Crowdsourcing Comedy on Amazon Reviews - UsNThem
http://pogue.blogs.nytimes.com/2009/11/17/crowdsourcing-comedy-on-amazon-reviews/

======
nfnaaron
I enjoyed this, but much more interesting was a link from one of the comments
to this talk by Jared Spool, "user interface expert." _Revealing Design
Treasures From The Amazon_

[http://www.slideshare.net/jmspool/revealing-design-
treasures...](http://www.slideshare.net/jmspool/revealing-design-treasures-
from-the-amazon?type=presentation)

Kind of a breezy discussion of what Amazon does to improve the user experience
and its bottom line, and why "Do it like Amazon" may not work for you.

Slide number 86/91 was a jaw-dropper for me.
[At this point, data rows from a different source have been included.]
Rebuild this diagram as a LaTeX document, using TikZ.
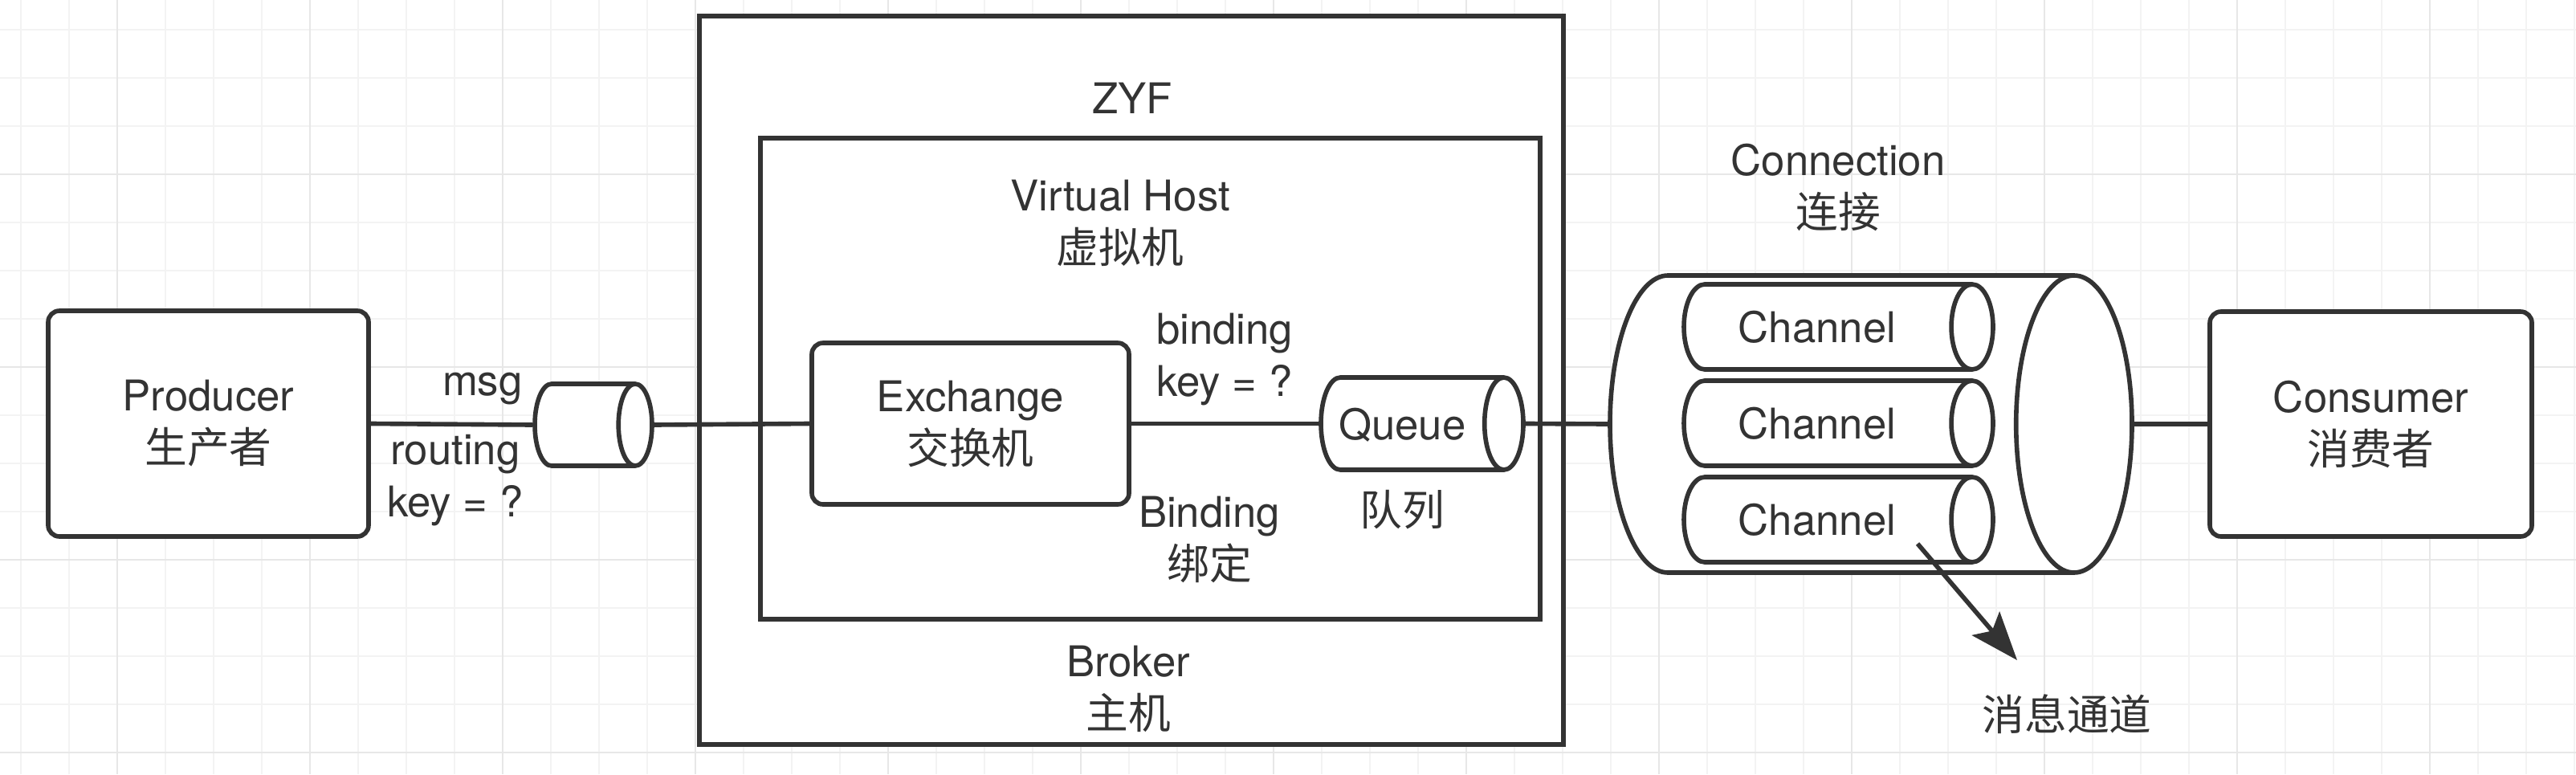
\documentclass[tikz,border=0pt]{standalone}
\usepackage{fontspec}
\setmainfont{TeX Gyre Heros}
\newfontfamily\zh{Noto Sans CJK SC}
\usetikzlibrary{positioning, arrows.meta, shapes.geometric}
\definecolor{linegray}{HTML}{333333}
\definecolor{gridminor}{HTML}{F3F3F3}
\definecolor{gridmajor}{HTML}{E7E7E7}

\begin{document}
\begin{tikzpicture}[
  box/.style={draw=linegray, line width=1.6pt, fill=white, inner sep=0pt, align=center},
  roundbox/.style={box, rounded corners=0.14cm},
  pipe/.style={box, cylinder, shape border rotate=0, anchor=shape center, text height=0.39cm, text depth=0cm, inner xsep=0pt},
  link/.style={draw=linegray, line width=1.6pt},
  every node/.style={font=\fontsize{15}{18.5}\selectfont, text=linegray}
]
\useasboundingbox (0,0) rectangle (32.08,-9.64);
\fill[white] (0,0) rectangle (32.08,-9.64);
% Grid
\foreach \x in {0,...,53} \draw[gridminor, line width=0.6pt] ({0.26+0.6*\x},0) -- ++(0,-9.64);
\foreach \y in {0,...,15} \draw[gridminor, line width=0.6pt] (0,{-0.37-0.6*\y}) -- ++(32.08,0);
\foreach \x in {0,...,12} \draw[gridmajor, line width=0.6pt] ({1.46+2.4*\x},0) -- ++(0,-9.64);
\foreach \y in {0,...,3} \draw[gridmajor, line width=0.6pt] (0,{-2.17-2.4*\y}) -- ++(32.08,0);
% Broker and virtual host
\node[box, minimum width=10.76cm, minimum height=9.07cm] (broker) at (14.09,-4.735) {};
\node[box, minimum width=9.71cm, minimum height=5.99cm] (vhost) at (14.325,-4.715) {};
\node (zyf) at (14.10,-1.22) {ZYF};
\node[align=center] (vhostlabel) at (13.95,-2.78) {Virtual Host\\{\zh 虚拟机}};
\node[align=center] (brokerlabel) at (14.05,-8.58) {Broker\\{\zh 主机}};
% Producer and consumer
\node[roundbox, minimum width=3.99cm, minimum height=2.81cm] (prod) at (2.595,-5.275) {Producer\\{\zh 生产者}};
\node[roundbox, minimum width=4.01cm, minimum height=2.80cm] (cons) at (29.525,-5.28) {Consumer\\{\zh 消费者}};
% Message
\node[pipe, shape aspect=0.41, inner ysep=0.315cm, minimum height=1.46cm] (msg) at (7.39,-5.29) {};
\node[anchor=base east] (msglabel) at (6.63,-4.92) {msg};
\node[align=center] (routing) at (5.67,-5.98) {routing\\key = ?};
% Exchange and queue
\node[roundbox, minimum width=3.95cm, minimum height=2.01cm] (exch) at (12.085,-5.275) {Exchange\\{\zh 交换机}};
\node[pipe, shape aspect=0.42, inner ysep=0.38cm, minimum height=2.52cm] (queue) at (17.71,-5.275) {Queue};
\node (queuelabel) at (17.46,-6.35) {\zh 队列};
\node[align=center] (bindkey) at (15.25,-4.48) {binding\\key = ?};
\node[align=center] (binding) at (15.06,-6.72) {Binding\\{\zh 绑定}};
% Connection with channels
\node[pipe, shape aspect=0.39, inner ysep=1.655cm, minimum height=6.5cm] (conn) at (23.30,-5.28) {};
\node[align=center] (connlabel) at (22.89,-2.33) {Connection\\{\zh 连接}};
\node[pipe, shape aspect=0.49, inner ysep=0.335cm, minimum height=3.85cm] (ch1) at (22.895,-4.07) {Channel};
\node[pipe, shape aspect=0.49, inner ysep=0.335cm, minimum height=3.85cm] (ch2) at (22.895,-5.27) {Channel};
\node[pipe, shape aspect=0.49, inner ysep=0.335cm, minimum height=3.85cm] (ch3) at (22.895,-6.47) {Channel};
\node (chanlabel) at (25.74,-8.89) {\zh 消息通道};
% Links
\draw[link] (prod.east) -- (msg.west);
\draw[link] (msg.east) -- (exch.west);
\draw[link] (exch.east) -- (queue.west);
\draw[link] (queue.east) -- (conn.west);
\draw[link] (conn.east) -- (cons.west);
\coordinate (tail) at (23.88,-6.77);
\coordinate (tip) at (25.12,-8.22);
\draw[link, -{Stealth[length=0.6cm, width=0.45cm, inset=0.12cm]}] (tail) -- (tip);
\end{tikzpicture}
\end{document}
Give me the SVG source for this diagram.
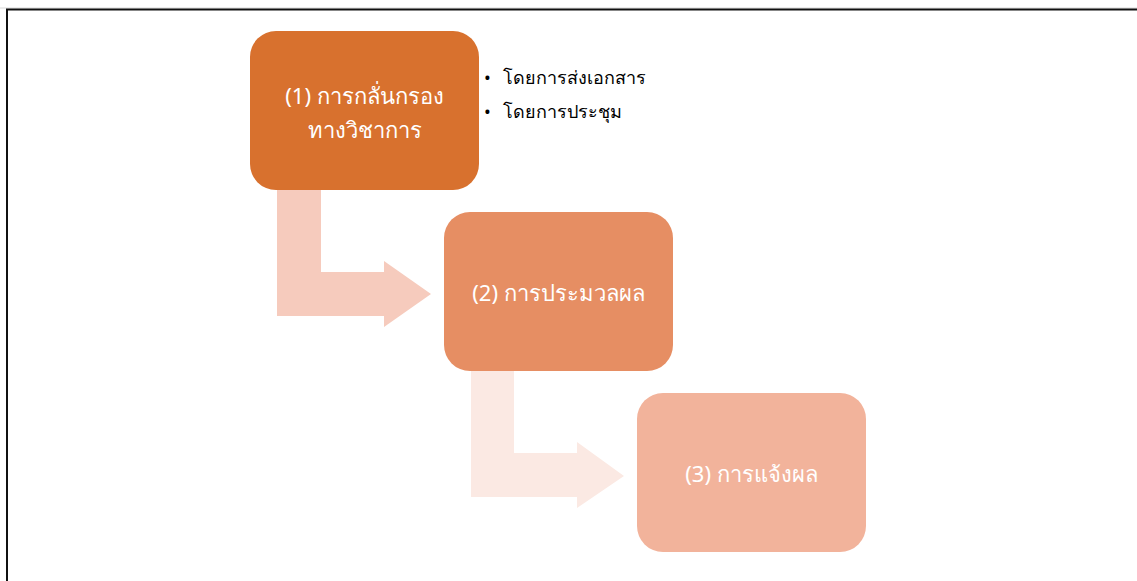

It was part of his section on
"never forget the business."

What the slide shows is that any retail business buys product at day zero and
pays for it at day 45.

Best Buy turns their inventory over in 74 days. So on average a product is
eventually bought by a customer at day 74, and Best Buy gets the money at day
76 (processing time).

All of the days between 45 and 76 are debt.

Amazon turns their inventory in 20 days. So on average they get customer money
on day 22 for a product that Amazon bought on day zero. All the days between
22 (got the money) and 45 (must pay the supplier) are _float_.

Which is why, according to Spool, Amazon can sell most things cheaper than
everyone else. They focus on getting shit out the door quickly.

I'm sure that's not the only thing. But the fact of the float must contribute
quite a bit, and is probably very welcome.